Costa lo comparó con el suyo. Era correcto.

– ¿Ha ajustado la hora desde entonces? -Weber sacudió la cabeza-. ¿O se lo ha quitado? Hasta el domingo estuvo usted con Günter Grone.

– Nunca me quito el reloj. Siempre lo llevo en la muñeca.

– ¿Juraría eso delante de un juez?

Costa se dio cuenta de que Weber se incomodaba ante esa idea. La idea de que, siendo un padre de familia de buena reputación, tuviera que salir del armario como amante homosexual en medio del escándalo de un caso de asesinato.

– No puedo… -Tartamudeó y tuvo que empezar otra vez-: No puedo decir algo que no sea cierto porque a usted y a mí los hechos nos resulten incómodos, ¿verdad?

Costa no dijo nada. Removió el hielo del vaso con el dedo y miró al frente.

Elena le preguntó a Weber si Grone había hecho alguna llamada con su teléfono.

– Sí, me dijo que una amiga le había dejado su coche. Quería devolvérselo e intentó llamarla un par de veces, pero no la encontró.

Elena le preguntó por el día de su marcha y anotó cómo podían ponerse en contacto con él en Gifhorn, cuando acabara sus vacaciones, si tenían más preguntas.

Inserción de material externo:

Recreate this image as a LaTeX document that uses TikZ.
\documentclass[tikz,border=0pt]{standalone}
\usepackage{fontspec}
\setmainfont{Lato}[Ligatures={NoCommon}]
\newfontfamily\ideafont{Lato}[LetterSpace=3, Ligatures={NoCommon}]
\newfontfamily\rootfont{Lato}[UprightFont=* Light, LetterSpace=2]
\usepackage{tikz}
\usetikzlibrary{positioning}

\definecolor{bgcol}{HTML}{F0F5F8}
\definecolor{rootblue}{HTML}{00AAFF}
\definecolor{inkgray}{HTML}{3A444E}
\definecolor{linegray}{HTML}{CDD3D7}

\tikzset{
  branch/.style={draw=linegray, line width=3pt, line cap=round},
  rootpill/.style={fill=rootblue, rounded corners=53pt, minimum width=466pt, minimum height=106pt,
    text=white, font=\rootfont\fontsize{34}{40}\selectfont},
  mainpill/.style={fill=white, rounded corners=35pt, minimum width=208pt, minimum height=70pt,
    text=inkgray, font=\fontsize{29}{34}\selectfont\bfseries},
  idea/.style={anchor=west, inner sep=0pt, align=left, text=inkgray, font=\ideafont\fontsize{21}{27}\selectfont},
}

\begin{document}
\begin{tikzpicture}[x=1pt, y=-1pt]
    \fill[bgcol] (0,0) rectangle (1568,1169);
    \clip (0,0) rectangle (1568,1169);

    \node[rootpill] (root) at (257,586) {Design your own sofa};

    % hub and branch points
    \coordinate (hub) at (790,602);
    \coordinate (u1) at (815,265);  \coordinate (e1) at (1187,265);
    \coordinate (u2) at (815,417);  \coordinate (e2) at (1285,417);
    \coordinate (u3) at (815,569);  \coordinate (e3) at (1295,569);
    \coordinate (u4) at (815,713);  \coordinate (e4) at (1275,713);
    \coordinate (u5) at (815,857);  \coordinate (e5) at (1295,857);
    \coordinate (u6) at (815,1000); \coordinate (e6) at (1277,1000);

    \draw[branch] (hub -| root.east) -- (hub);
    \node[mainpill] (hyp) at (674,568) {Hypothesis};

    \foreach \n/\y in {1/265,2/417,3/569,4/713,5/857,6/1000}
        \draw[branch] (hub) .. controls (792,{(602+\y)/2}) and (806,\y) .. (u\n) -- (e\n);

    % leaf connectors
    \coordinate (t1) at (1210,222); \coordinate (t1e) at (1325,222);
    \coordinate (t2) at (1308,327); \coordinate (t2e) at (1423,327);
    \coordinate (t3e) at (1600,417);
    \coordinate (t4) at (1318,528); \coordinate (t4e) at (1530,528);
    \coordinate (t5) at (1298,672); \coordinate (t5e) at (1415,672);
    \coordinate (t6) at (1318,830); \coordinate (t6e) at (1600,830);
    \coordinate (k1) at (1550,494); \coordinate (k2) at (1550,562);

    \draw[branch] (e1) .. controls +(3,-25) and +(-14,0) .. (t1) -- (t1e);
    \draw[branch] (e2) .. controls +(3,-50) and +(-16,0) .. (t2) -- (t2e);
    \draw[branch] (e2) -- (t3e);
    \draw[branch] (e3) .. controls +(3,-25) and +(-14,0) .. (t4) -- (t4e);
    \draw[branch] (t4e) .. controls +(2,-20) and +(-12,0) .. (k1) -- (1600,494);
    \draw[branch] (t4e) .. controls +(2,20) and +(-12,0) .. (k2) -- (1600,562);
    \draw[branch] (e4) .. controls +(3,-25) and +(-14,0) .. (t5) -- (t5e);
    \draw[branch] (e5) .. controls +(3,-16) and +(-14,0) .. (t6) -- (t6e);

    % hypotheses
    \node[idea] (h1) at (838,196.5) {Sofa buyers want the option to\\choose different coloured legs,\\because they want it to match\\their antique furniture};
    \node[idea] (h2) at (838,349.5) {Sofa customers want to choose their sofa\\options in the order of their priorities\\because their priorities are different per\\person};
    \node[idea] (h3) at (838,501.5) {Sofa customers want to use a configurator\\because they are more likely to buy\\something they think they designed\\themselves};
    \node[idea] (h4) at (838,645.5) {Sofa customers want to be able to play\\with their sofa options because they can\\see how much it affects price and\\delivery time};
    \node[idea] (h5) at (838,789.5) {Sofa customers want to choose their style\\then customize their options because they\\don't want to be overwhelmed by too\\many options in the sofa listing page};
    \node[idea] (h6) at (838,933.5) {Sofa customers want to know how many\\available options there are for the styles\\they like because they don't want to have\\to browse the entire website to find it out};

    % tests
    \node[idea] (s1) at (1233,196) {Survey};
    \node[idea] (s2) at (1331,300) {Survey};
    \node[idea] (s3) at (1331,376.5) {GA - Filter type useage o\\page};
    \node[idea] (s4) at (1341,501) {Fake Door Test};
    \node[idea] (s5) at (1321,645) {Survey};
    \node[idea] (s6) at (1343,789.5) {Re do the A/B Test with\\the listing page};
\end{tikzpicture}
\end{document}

Costa le dio las gracias y se marcharon del hotel.

Cuando salieron a la calle, el capitán no sabía qué decir. Tendría que cerrar el caso sin resolver. Elena permaneció paciente y quieta junto a él, pero entonces murmuró:

– ¿Te ayudo a redactar el informe de cierre?

Costa recordó que todavía tenía la colada en la lavadora. No sabía por qué le había venido a la cabeza precisamente en ese momento, pero le disgustó pensar que toda su ropa olería a moho. Había puesto a lavar las sábanas y no tenía otras limpias. También las de repuesto estaban en la lavadora.

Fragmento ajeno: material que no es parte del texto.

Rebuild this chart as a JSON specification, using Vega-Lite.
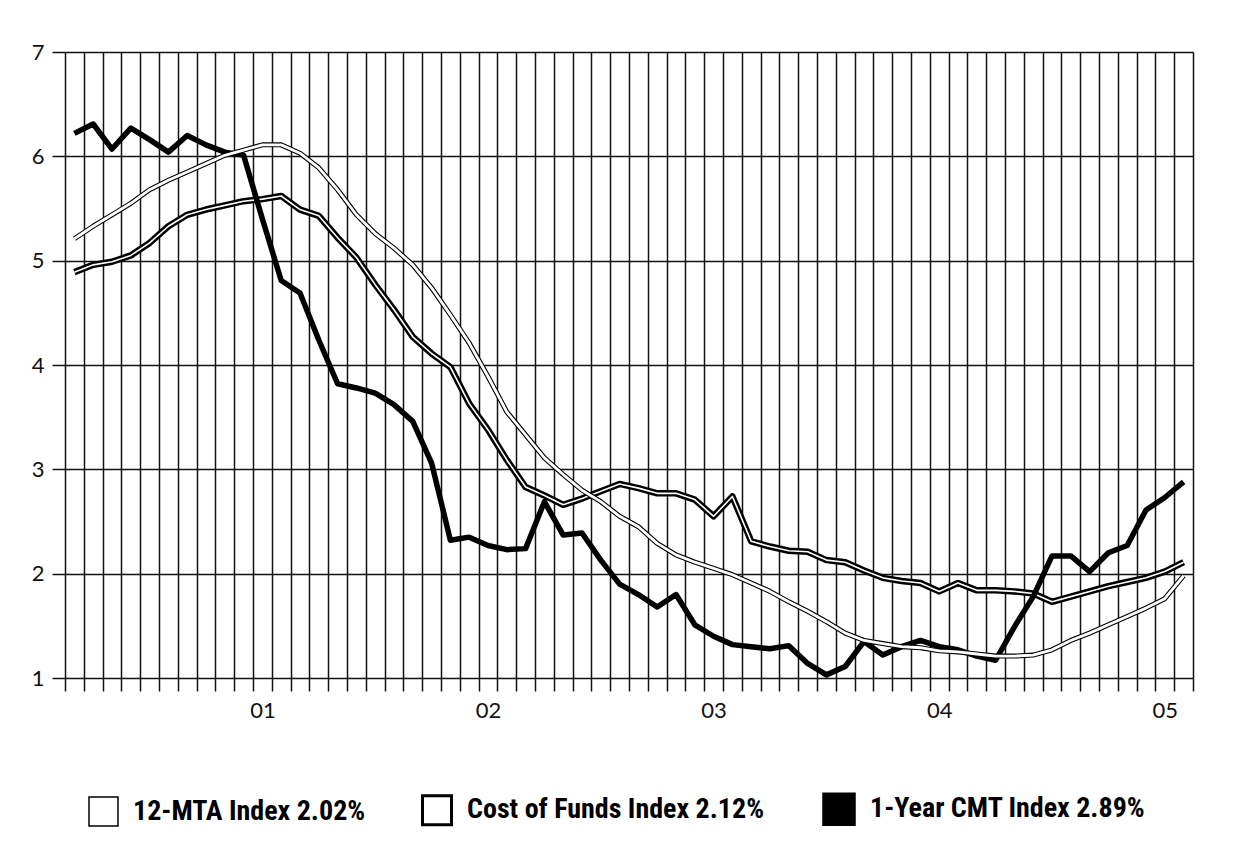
{
  "$schema": "https://vega.github.io/schema/vega-lite/v6.json",
  "width": 1128,
  "height": 626,
  "autosize": {"type": "none"},
  "padding": {"left": 65, "top": 52, "right": 55, "bottom": 169},
  "background": "white",
  "config": {"view": {"stroke": null}},
  "data": {"values": [
    {"m":0,"s":"MTA","v":5.21},{"m":1,"s":"MTA","v":5.33},{"m":2,"s":"MTA","v":5.44},{"m":3,"s":"MTA","v":5.55},{"m":4,"s":"MTA","v":5.68},{"m":5,"s":"MTA","v":5.77},{"m":6,"s":"MTA","v":5.85},{"m":7,"s":"MTA","v":5.93},{"m":8,"s":"MTA","v":6.01},{"m":9,"s":"MTA","v":6.06},
    {"m":10,"s":"MTA","v":6.11},{"m":11,"s":"MTA","v":6.11},{"m":12,"s":"MTA","v":6.03},{"m":13,"s":"MTA","v":5.89},{"m":14,"s":"MTA","v":5.68},{"m":15,"s":"MTA","v":5.44},{"m":16,"s":"MTA","v":5.26},{"m":17,"s":"MTA","v":5.12},{"m":18,"s":"MTA","v":4.96},{"m":19,"s":"MTA","v":4.74},
    {"m":20,"s":"MTA","v":4.48},{"m":21,"s":"MTA","v":4.21},{"m":22,"s":"MTA","v":3.89},{"m":23,"s":"MTA","v":3.55},{"m":24,"s":"MTA","v":3.33},{"m":25,"s":"MTA","v":3.11},{"m":26,"s":"MTA","v":2.95},{"m":27,"s":"MTA","v":2.80},{"m":28,"s":"MTA","v":2.69},{"m":29,"s":"MTA","v":2.55},
    {"m":30,"s":"MTA","v":2.45},{"m":31,"s":"MTA","v":2.29},{"m":32,"s":"MTA","v":2.18},{"m":33,"s":"MTA","v":2.11},{"m":34,"s":"MTA","v":2.05},{"m":35,"s":"MTA","v":1.99},{"m":36,"s":"MTA","v":1.91},{"m":37,"s":"MTA","v":1.83},{"m":38,"s":"MTA","v":1.73},{"m":39,"s":"MTA","v":1.64},
    {"m":40,"s":"MTA","v":1.54},{"m":41,"s":"MTA","v":1.43},{"m":42,"s":"MTA","v":1.36},{"m":43,"s":"MTA","v":1.33},{"m":44,"s":"MTA","v":1.30},{"m":45,"s":"MTA","v":1.29},{"m":46,"s":"MTA","v":1.26},{"m":47,"s":"MTA","v":1.25},{"m":48,"s":"MTA","v":1.23},{"m":49,"s":"MTA","v":1.21},
    {"m":50,"s":"MTA","v":1.21},{"m":51,"s":"MTA","v":1.22},{"m":52,"s":"MTA","v":1.27},{"m":53,"s":"MTA","v":1.36},{"m":54,"s":"MTA","v":1.43},{"m":55,"s":"MTA","v":1.51},{"m":56,"s":"MTA","v":1.59},{"m":57,"s":"MTA","v":1.67},{"m":58,"s":"MTA","v":1.76},{"m":59,"s":"MTA","v":1.98},
    {"m":0,"s":"COFI","v":4.89},{"m":1,"s":"COFI","v":4.96},{"m":2,"s":"COFI","v":4.99},{"m":3,"s":"COFI","v":5.05},{"m":4,"s":"COFI","v":5.17},{"m":5,"s":"COFI","v":5.33},{"m":6,"s":"COFI","v":5.44},{"m":7,"s":"COFI","v":5.49},{"m":8,"s":"COFI","v":5.53},{"m":9,"s":"COFI","v":5.57},
    {"m":10,"s":"COFI","v":5.59},{"m":11,"s":"COFI","v":5.62},{"m":12,"s":"COFI","v":5.49},{"m":13,"s":"COFI","v":5.43},{"m":14,"s":"COFI","v":5.22},{"m":15,"s":"COFI","v":5.03},{"m":16,"s":"COFI","v":4.77},{"m":17,"s":"COFI","v":4.53},{"m":18,"s":"COFI","v":4.27},{"m":19,"s":"COFI","v":4.11},
    {"m":20,"s":"COFI","v":3.98},{"m":21,"s":"COFI","v":3.63},{"m":22,"s":"COFI","v":3.38},{"m":23,"s":"COFI","v":3.09},{"m":24,"s":"COFI","v":2.83},{"m":25,"s":"COFI","v":2.75},{"m":26,"s":"COFI","v":2.66},{"m":27,"s":"COFI","v":2.72},{"m":28,"s":"COFI","v":2.79},{"m":29,"s":"COFI","v":2.86},
    {"m":30,"s":"COFI","v":2.82},{"m":31,"s":"COFI","v":2.77},{"m":32,"s":"COFI","v":2.77},{"m":33,"s":"COFI","v":2.71},{"m":34,"s":"COFI","v":2.55},{"m":35,"s":"COFI","v":2.74},{"m":36,"s":"COFI","v":2.31},{"m":37,"s":"COFI","v":2.26},{"m":38,"s":"COFI","v":2.22},{"m":39,"s":"COFI","v":2.21},
    {"m":40,"s":"COFI","v":2.13},{"m":41,"s":"COFI","v":2.11},{"m":42,"s":"COFI","v":2.03},{"m":43,"s":"COFI","v":1.96},{"m":44,"s":"COFI","v":1.93},{"m":45,"s":"COFI","v":1.91},{"m":46,"s":"COFI","v":1.83},{"m":47,"s":"COFI","v":1.91},{"m":48,"s":"COFI","v":1.84},{"m":49,"s":"COFI","v":1.84},
    {"m":50,"s":"COFI","v":1.83},{"m":51,"s":"COFI","v":1.81},{"m":52,"s":"COFI","v":1.73},{"m":53,"s":"COFI","v":1.78},{"m":54,"s":"COFI","v":1.83},{"m":55,"s":"COFI","v":1.88},{"m":56,"s":"COFI","v":1.92},{"m":57,"s":"COFI","v":1.96},{"m":58,"s":"COFI","v":2.02},{"m":59,"s":"COFI","v":2.11},
    {"m":0,"s":"CMT","v":6.22},{"m":1,"s":"CMT","v":6.31},{"m":2,"s":"CMT","v":6.07},{"m":3,"s":"CMT","v":6.27},{"m":4,"s":"CMT","v":6.16},{"m":5,"s":"CMT","v":6.04},{"m":6,"s":"CMT","v":6.20},{"m":7,"s":"CMT","v":6.11},{"m":8,"s":"CMT","v":6.04},{"m":9,"s":"CMT","v":6.01},
    {"m":10,"s":"CMT","v":5.40},{"m":11,"s":"CMT","v":4.81},{"m":12,"s":"CMT","v":4.69},{"m":13,"s":"CMT","v":4.24},{"m":14,"s":"CMT","v":3.82},{"m":15,"s":"CMT","v":3.78},{"m":16,"s":"CMT","v":3.73},{"m":17,"s":"CMT","v":3.62},{"m":18,"s":"CMT","v":3.46},{"m":19,"s":"CMT","v":3.06},
    {"m":20,"s":"CMT","v":2.32},{"m":21,"s":"CMT","v":2.35},{"m":22,"s":"CMT","v":2.27},{"m":23,"s":"CMT","v":2.23},{"m":24,"s":"CMT","v":2.24},{"m":25,"s":"CMT","v":2.69},{"m":26,"s":"CMT","v":2.37},{"m":27,"s":"CMT","v":2.39},{"m":28,"s":"CMT","v":2.13},{"m":29,"s":"CMT","v":1.90},
    {"m":30,"s":"CMT","v":1.80},{"m":31,"s":"CMT","v":1.68},{"m":32,"s":"CMT","v":1.80},{"m":33,"s":"CMT","v":1.51},{"m":34,"s":"CMT","v":1.40},{"m":35,"s":"CMT","v":1.32},{"m":36,"s":"CMT","v":1.30},{"m":37,"s":"CMT","v":1.28},{"m":38,"s":"CMT","v":1.31},{"m":39,"s":"CMT","v":1.14},
    {"m":40,"s":"CMT","v":1.03},{"m":41,"s":"CMT","v":1.11},{"m":42,"s":"CMT","v":1.35},{"m":43,"s":"CMT","v":1.22},{"m":44,"s":"CMT","v":1.30},{"m":45,"s":"CMT","v":1.36},{"m":46,"s":"CMT","v":1.30},{"m":47,"s":"CMT","v":1.27},{"m":48,"s":"CMT","v":1.21},{"m":49,"s":"CMT","v":1.17},
    {"m":50,"s":"CMT","v":1.49},{"m":51,"s":"CMT","v":1.78},{"m":52,"s":"CMT","v":2.17},{"m":53,"s":"CMT","v":2.17},{"m":54,"s":"CMT","v":2.02},{"m":55,"s":"CMT","v":2.20},{"m":56,"s":"CMT","v":2.27},{"m":57,"s":"CMT","v":2.61},{"m":58,"s":"CMT","v":2.73},{"m":59,"s":"CMT","v":2.88}
  ]},
  "encoding": {
    "x": {
      "field": "m", "type": "quantitative",
      "scale": {"domain": [-0.5, 59.5], "nice": false, "zero": false},
      "axis": {
        "title": null,
        "values": [-0.5,0.5,1.5,2.5,3.5,4.5,5.5,6.5,7.5,8.5,9.5,10.5,11.5,12.5,13.5,14.5,15.5,16.5,17.5,18.5,19.5,20.5,21.5,22.5,23.5,24.5,25.5,26.5,27.5,28.5,29.5,30.5,31.5,32.5,33.5,34.5,35.5,36.5,37.5,38.5,39.5,40.5,41.5,42.5,43.5,44.5,45.5,46.5,47.5,48.5,49.5,50.5,51.5,52.5,53.5,54.5,55.5,56.5,57.5,58.5,59.5,10,22,34,46,58],
        "domain": false,
        "grid": true,
        "gridColor": "#111111",
        "gridWidth": 1.5,
        "gridOpacity": {"condition": {"test": "datum.value % 1 == 0", "value": 0}, "value": 1},
        "ticks": true,
        "tickSize": 13,
        "tickColor": "#111111",
        "tickWidth": 1.5,
        "tickOpacity": {"condition": {"test": "datum.value % 1 == 0", "value": 0}, "value": 1},
        "labelExpr": "datum.value == 10 ? '01' : datum.value == 22 ? '02' : datum.value == 34 ? '03' : datum.value == 46 ? '04' : datum.value == 58 ? '05' : ''",
        "labelOverlap": false,
        "labelFlush": false,
        "labelPadding": 9,
        "labelFont": "Lato",
        "labelFontSize": 22,
        "labelColor": "#111111"
      }
    },
    "y": {
      "field": "v", "type": "quantitative",
      "scale": {"domain": [1, 7], "nice": false, "zero": false},
      "axis": {
        "title": null,
        "values": [1,2,3,4,5,6,7],
        "domain": false,
        "grid": true,
        "gridColor": "#111111",
        "gridWidth": 1.5,
        "ticks": true,
        "tickSize": 13,
        "tickColor": "#111111",
        "tickWidth": 1.5,
        "labelPadding": 8,
        "labelFont": "Lato",
        "labelFontSize": 22,
        "labelColor": "#111111"
      }
    }
  },
  "layer": [
    {"transform": [{"filter": "datum.s == 'COFI'"}], "mark": {"type": "line", "color": "black", "strokeWidth": 6.5, "strokeJoin": "round"}},
    {"transform": [{"filter": "datum.s == 'COFI'"}], "mark": {"type": "line", "color": "white", "strokeWidth": 1.6, "strokeJoin": "round"}},
    {"transform": [{"filter": "datum.s == 'CMT'"}], "mark": {"type": "line", "color": "black", "strokeWidth": 5.5, "strokeJoin": "round"}},
    {"transform": [{"filter": "datum.s == 'MTA'"}], "mark": {"type": "line", "color": "black", "strokeWidth": 5, "strokeJoin": "round"}},
    {"transform": [{"filter": "datum.s == 'MTA'"}], "mark": {"type": "line", "color": "white", "strokeWidth": 2.8, "strokeJoin": "round"}},
    {
      "mark": {"type": "square", "size": 0, "filled": true, "opacity": 1},
      "encoding": {
        "strokeWidth": {
          "field": "s", "type": "nominal",
          "scale": {"domain": ["MTA", "COFI", "CMT"], "range": [1.5, 4.5, 1.5]},
          "legend": {"title": null}
        },
        "color": {
          "field": "s", "type": "nominal",
          "scale": {"domain": ["MTA", "COFI", "CMT"], "range": ["white", "white", "black"]},
          "legend": {
            "orient": "none",
            "legendX": 23,
            "legendY": 740,
            "direction": "horizontal",
            "title": null,
            "symbolType": "square",
            "symbolSize": 841,
            "symbolStrokeColor": "black",
            "labelFont": "Roboto Condensed, Liberation Sans, sans-serif",
            "labelFontSize": 28,
            "labelFontWeight": "bold",
            "labelColor": "black",
            "labelLimit": 0,
            "labelOffset": 14,
            "columnPadding": 50,
            "labelExpr": "datum.value == 'MTA' ? '12-MTA Index 2.02%' : datum.value == 'COFI' ? 'Cost of Funds Index 2.12%' : '1-Year CMT Index 2.89%'",
            "encode": {
              "symbols": {
                "update": {
                  "stroke": {"value": "black"},
                  "opacity": {"value": 1}
                }
              }
            }
          }
        }
      }
    }
  ]
}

– ¿Tú qué crees? -preguntó él en voz baja. No se encontraba bien.

Elena se inclinó hacia él con preocupación.

– ¿Te encuentras mal?

Costa le dijo que a veces oía un sonido agudo en ambos oídos. Su compañera iba a hablarle de alguien que también padecía acúfenos, pero Costa se despidió y se marchó. Subió a su coche, recorrió la estrecha callejuela de la vieja plaza de toros y torció en dirección a Santa Eulalia.

Su última oportunidad era la señora Brendel.